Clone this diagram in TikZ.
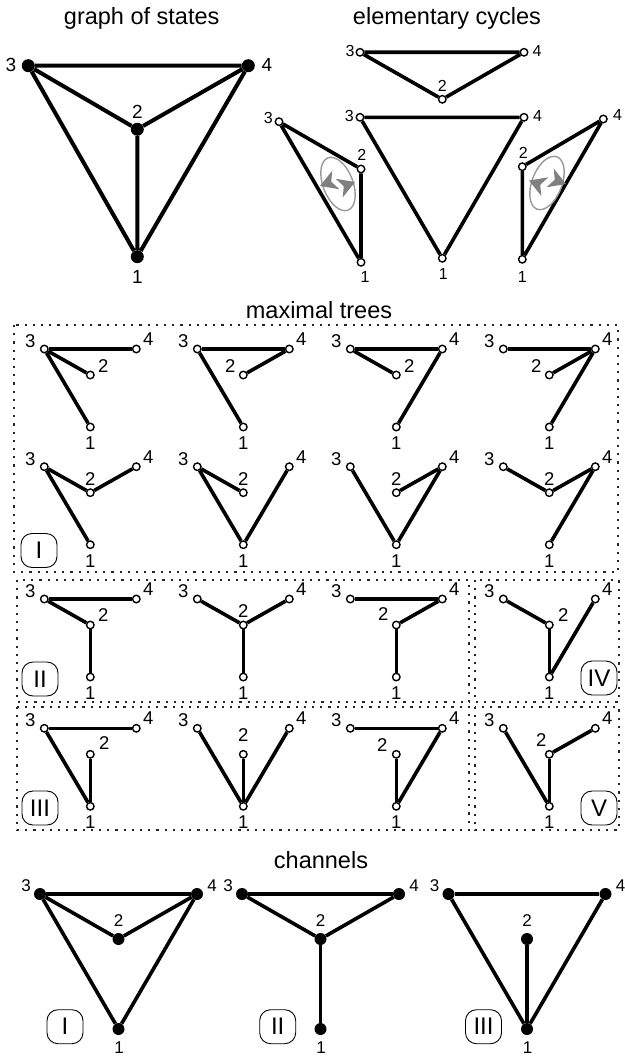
\documentclass[tikz,border=0pt]{standalone}
\usepackage{fontspec}
\setmainfont{Liberation Sans}
\pgfdeclarelayer{bg}
\pgfsetlayers{bg,main}
\tikzset{
  edge/.style={line width=3.6pt},
  onode/.style={circle, draw, fill=white, line width=1.4pt, inner sep=0pt, minimum size=7.5pt},
  snode/.style={circle, fill=black, inner sep=0pt, minimum size=13pt},
  cnode/.style={circle, fill=black, inner sep=0pt, minimum size=12pt},
  tlab/.style={inner sep=0pt, font=\fontsize{18.5}{18.5}\selectfont},
  slab/.style={inner sep=0pt, font=\fontsize{19}{19}\selectfont},
  clab/.style={inner sep=0pt, font=\fontsize{16}{16}\selectfont},
  chlab/.style={inner sep=0pt, font=\fontsize{17}{17}\selectfont},
  title/.style={inner sep=0pt, anchor=base, font=\fontsize{23.5}{23.5}\selectfont},
  rbox/.style={draw, rounded corners=11pt, line width=0.9pt, minimum width=36pt, minimum height=34pt, inner sep=0pt, font=\fontsize{24}{24}\selectfont},
  dotbox/.style={draw=black!85, line width=2.2pt, dash pattern=on 2.2pt off 6pt},
  cyc/.style={draw=black!40, line width=1.4pt},
  ahead/.style={fill=black!50},
}
% tree: #1 name, #2 x, #3 y, #4 edges, #5 position of label 2
\newcommand\mtree[5]{%
  \begin{scope}[shift={(#2,#3)}]
    \node[onode] (#1-3) at (0,0) {};
    \node[onode] (#1-4) at (92,0) {};
    \node[onode] (#1-2) at (46,26) {};
    \node[onode] (#1-1) at (46,78) {};
    \node[tlab] (#1-l3) at (-14,-8) {3};
    \node[tlab] (#1-l4) at (104,-10) {4};
    \node[tlab] (#1-l2) at (#5) {2};
    \node[tlab] (#1-l1) at (46,94) {1};
    \begin{pgfonlayer}{bg}
      \foreach \a/\b in {#4} {\draw[edge] (#1-\a) -- (#1-\b);}
    \end{pgfonlayer}
  \end{scope}}
% channel: #1 name, #2 x, #3 edges
\newcommand\chan[3]{%
  \begin{scope}[shift={(#2,894)}]
    \node[cnode] (#1-3) at (0,0) {};
    \node[cnode] (#1-4) at (157,0) {};
    \node[cnode] (#1-2) at (78.5,45) {};
    \node[cnode] (#1-1) at (78.5,135) {};
    \node[chlab] (#1-l3) at (-14,-8) {3};
    \node[chlab] (#1-l4) at (172,-8) {4};
    \node[chlab] (#1-l2) at (78.5,26.5) {2};
    \node[chlab] (#1-l1) at (79,154) {1};
    \begin{pgfonlayer}{bg}
      \foreach \a/\b in {#3} {\draw[edge] (#1-\a) -- (#1-\b);}
    \end{pgfonlayer}
  \end{scope}}
\begin{document}
\begin{tikzpicture}[x=1pt,y=-1pt]
\useasboundingbox (0,0) rectangle (624,1057);

% titles
\node[title] (ttl1) at (141.7,25) {graph of states};
\node[title] (ttl2) at (447,25) {elementary cycles};
\node[title] (ttl3) at (319,318) {maximal trees};
\node[title] (ttl4) at (321,868) {channels};

% graph of states
\node[snode] (s3) at (28.3,65.7) {};
\node[snode] (s4) at (248.3,65.7) {};
\node[snode] (s2) at (137.3,129.3) {};
\node[snode] (s1) at (137.3,256.7) {};
\node[slab] (sl3) at (11,65) {3};
\node[slab] (sl4) at (267,65) {4};
\node[slab] (sl2) at (137.3,112) {2};
\node[slab] (sl1) at (137.3,277) {1};
\begin{pgfonlayer}{bg}
  \draw[edge, line width=4pt] (s3) -- (s4) (s3) -- (s2) (s2) -- (s4) (s3) -- (s1) (s2) -- (s1) (s4) -- (s1);
\end{pgfonlayer}

% elementary cycles
\node[onode] (ct3) at (360,52.3) {};
\node[onode] (ct4) at (524,52.3) {};
\node[onode] (ct2) at (442.3,99.3) {};
\node[clab] (ctl3) at (350,51) {3};
\node[clab] (ctl4) at (537,51) {4};
\node[clab] (ctl2) at (442.3,85.5) {2};

\node[onode] (cm3) at (360,117.3) {};
\node[onode] (cm4) at (524,117.3) {};
\node[onode] (cm1) at (442.3,258.3) {};
\node[clab] (cml3) at (349.3,116) {3};
\node[clab] (cml4) at (537.5,116) {4};
\node[clab] (cml1) at (443.3,274) {1};

\node[onode] (cl3) at (279,121.7) {};
\node[onode] (cl2) at (361,169) {};
\node[onode] (cl1) at (361,262.3) {};
\node[clab] (cll3) at (268.3,118) {3};
\node[clab] (cll2) at (361.7,154.5) {2};
\node[clab] (cll1) at (365,277) {1};

\node[onode] (cr4) at (603.3,119) {};
\node[onode] (cr2) at (522.3,166.7) {};
\node[onode] (cr1) at (522.3,259.3) {};
\node[clab] (crl4) at (617.5,115) {4};
\node[clab] (crl2) at (523.3,153) {2};
\node[clab] (crl1) at (522.3,277) {1};

\begin{pgfonlayer}{bg}
  \draw[edge] (ct3) -- (ct4) (ct3) -- (ct2) (ct2) -- (ct4);
  \draw[edge] (cm3) -- (cm4) (cm3) -- (cm1) (cm4) -- (cm1);
  \draw[edge] (cl3) -- (cl2) (cl2) -- (cl1) (cl3) -- (cl1);
  \draw[edge] (cr4) -- (cr2) (cr2) -- (cr1) (cr4) -- (cr1);
\end{pgfonlayer}

% cycle arrows (left)
\draw[cyc, rotate around={21:(338,184)}] (338,184) ellipse [x radius=15pt, y radius=28pt];
\fill[ahead, shift={(320,186)}, rotate=21] (0pt,0pt) -- (17pt,10pt) -- (12pt,0pt) -- (17pt,-10pt) -- cycle;
\fill[ahead, shift={(355,182)}, rotate=21] (0pt,0pt) -- (-17pt,10pt) -- (-12pt,0pt) -- (-17pt,-10pt) -- cycle;
% cycle arrows (right)
\draw[cyc, rotate around={-21:(547,183)}] (547,183) ellipse [x radius=15pt, y radius=28pt];
\fill[ahead, shift={(529,180.5)}, rotate=-21] (0pt,0pt) -- (17pt,10pt) -- (12pt,0pt) -- (17pt,-10pt) -- cycle;
\fill[ahead, shift={(566,184)}, rotate=-21] (0pt,0pt) -- (-17pt,10pt) -- (-12pt,0pt) -- (-17pt,-10pt) -- cycle;

% dotted boxes
\draw[dotbox] (14,325) rectangle (618,572);
\draw[dotbox] (17,580) rectangle (469,702);
\draw[dotbox] (475,580) rectangle (619,702);
\draw[dotbox] (17,707) rectangle (469,830);
\draw[dotbox] (475,707) rectangle (619,830);

% maximal trees, box I
\mtree{a1}{44.3}{349}{3/4,3/2,3/1}{59,17}
\mtree{a2}{197.3}{349}{3/4,4/2,3/1}{33,17}
\mtree{a3}{350.3}{349}{3/4,3/2,4/1}{59,17}
\mtree{a4}{503.3}{349}{3/4,4/2,4/1}{33,17}
\mtree{b1}{44.3}{466.7}{3/2,2/4,3/1}{46,12}
\mtree{b2}{197.3}{466.7}{3/2,3/1,1/4}{46,12}
\mtree{b3}{350.3}{466.7}{3/1,1/4,2/4}{46,12}
\mtree{b4}{503.3}{466.7}{3/2,2/4,4/1}{46,12}
% box II and IV
\mtree{c1}{44.3}{599}{3/4,3/2,2/1}{59,16}
\mtree{c2}{197.3}{599}{3/2,2/4,2/1}{46,12}
\mtree{c3}{350.3}{599}{3/4,4/2,2/1}{33,15}
\mtree{d1}{503.3}{599}{3/2,2/1,1/4}{60,16}
% box III and V
\mtree{e1}{44.3}{728.3}{3/4,3/1,2/1}{60,15}
\mtree{e2}{197.3}{728.3}{3/1,2/1,4/1}{46,7}
\mtree{e3}{350.3}{728.3}{3/4,4/1,2/1}{32,17}
\mtree{f1}{503.3}{728.3}{3/1,2/1,2/4}{38,12}

% roman labels of the trees
\node[rbox] (rI) at (39,550.5) {I};
\node[rbox] (rII) at (40,679) {II};
\node[rbox] (rIII) at (40,808) {III};
\node[rbox] (rIV) at (599,678) {IV};
\node[rbox] (rV) at (599,808) {V};

% channels
\chan{h1}{40}{3/4,3/2,2/4,3/1,4/1}
\chan{h2}{242}{3/4,3/2,2/4,2/1}
\chan{h3}{448.5}{3/4,3/1,4/1,2/1}
\node[rbox] (hrI) at (65,1026.7) {I};
\node[rbox] (hrII) at (277.7,1026.7) {II};
\node[rbox] (hrIII) at (483.5,1026.7) {III};
\end{tikzpicture}
\end{document}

===

• Aim:
Without the pictures, please reproduce each line of the listing above exactly, from the first one through the line bearing "(0,0) rectangle (624,1057);".

• Full output:
Clone this diagram in TikZ.
\documentclass[tikz,border=0pt]{standalone}
\usepackage{fontspec}
\setmainfont{Liberation Sans}
\pgfdeclarelayer{bg}
\pgfsetlayers{bg,main}
\tikzset{
  edge/.style={line width=3.6pt},
  onode/.style={circle, draw, fill=white, line width=1.4pt, inner sep=0pt, minimum size=7.5pt},
  snode/.style={circle, fill=black, inner sep=0pt, minimum size=13pt},
  cnode/.style={circle, fill=black, inner sep=0pt, minimum size=12pt},
  tlab/.style={inner sep=0pt, font=\fontsize{18.5}{18.5}\selectfont},
  slab/.style={inner sep=0pt, font=\fontsize{19}{19}\selectfont},
  clab/.style={inner sep=0pt, font=\fontsize{16}{16}\selectfont},
  chlab/.style={inner sep=0pt, font=\fontsize{17}{17}\selectfont},
  title/.style={inner sep=0pt, anchor=base, font=\fontsize{23.5}{23.5}\selectfont},
  rbox/.style={draw, rounded corners=11pt, line width=0.9pt, minimum width=36pt, minimum height=34pt, inner sep=0pt, font=\fontsize{24}{24}\selectfont},
  dotbox/.style={draw=black!85, line width=2.2pt, dash pattern=on 2.2pt off 6pt},
  cyc/.style={draw=black!40, line width=1.4pt},
  ahead/.style={fill=black!50},
}
% tree: #1 name, #2 x, #3 y, #4 edges, #5 position of label 2
\newcommand\mtree[5]{%
  \begin{scope}[shift={(#2,#3)}]
    \node[onode] (#1-3) at (0,0) {};
    \node[onode] (#1-4) at (92,0) {};
    \node[onode] (#1-2) at (46,26) {};
    \node[onode] (#1-1) at (46,78) {};
    \node[tlab] (#1-l3) at (-14,-8) {3};
    \node[tlab] (#1-l4) at (104,-10) {4};
    \node[tlab] (#1-l2) at (#5) {2};
    \node[tlab] (#1-l1) at (46,94) {1};
    \begin{pgfonlayer}{bg}
      \foreach \a/\b in {#4} {\draw[edge] (#1-\a) -- (#1-\b);}
    \end{pgfonlayer}
  \end{scope}}
% channel: #1 name, #2 x, #3 edges
\newcommand\chan[3]{%
  \begin{scope}[shift={(#2,894)}]
    \node[cnode] (#1-3) at (0,0) {};
    \node[cnode] (#1-4) at (157,0) {};
    \node[cnode] (#1-2) at (78.5,45) {};
    \node[cnode] (#1-1) at (78.5,135) {};
    \node[chlab] (#1-l3) at (-14,-8) {3};
    \node[chlab] (#1-l4) at (172,-8) {4};
    \node[chlab] (#1-l2) at (78.5,26.5) {2};
    \node[chlab] (#1-l1) at (79,154) {1};
    \begin{pgfonlayer}{bg}
      \foreach \a/\b in {#3} {\draw[edge] (#1-\a) -- (#1-\b);}
    \end{pgfonlayer}
  \end{scope}}
\begin{document}
\begin{tikzpicture}[x=1pt,y=-1pt]
\useasboundingbox (0,0) rectangle (624,1057);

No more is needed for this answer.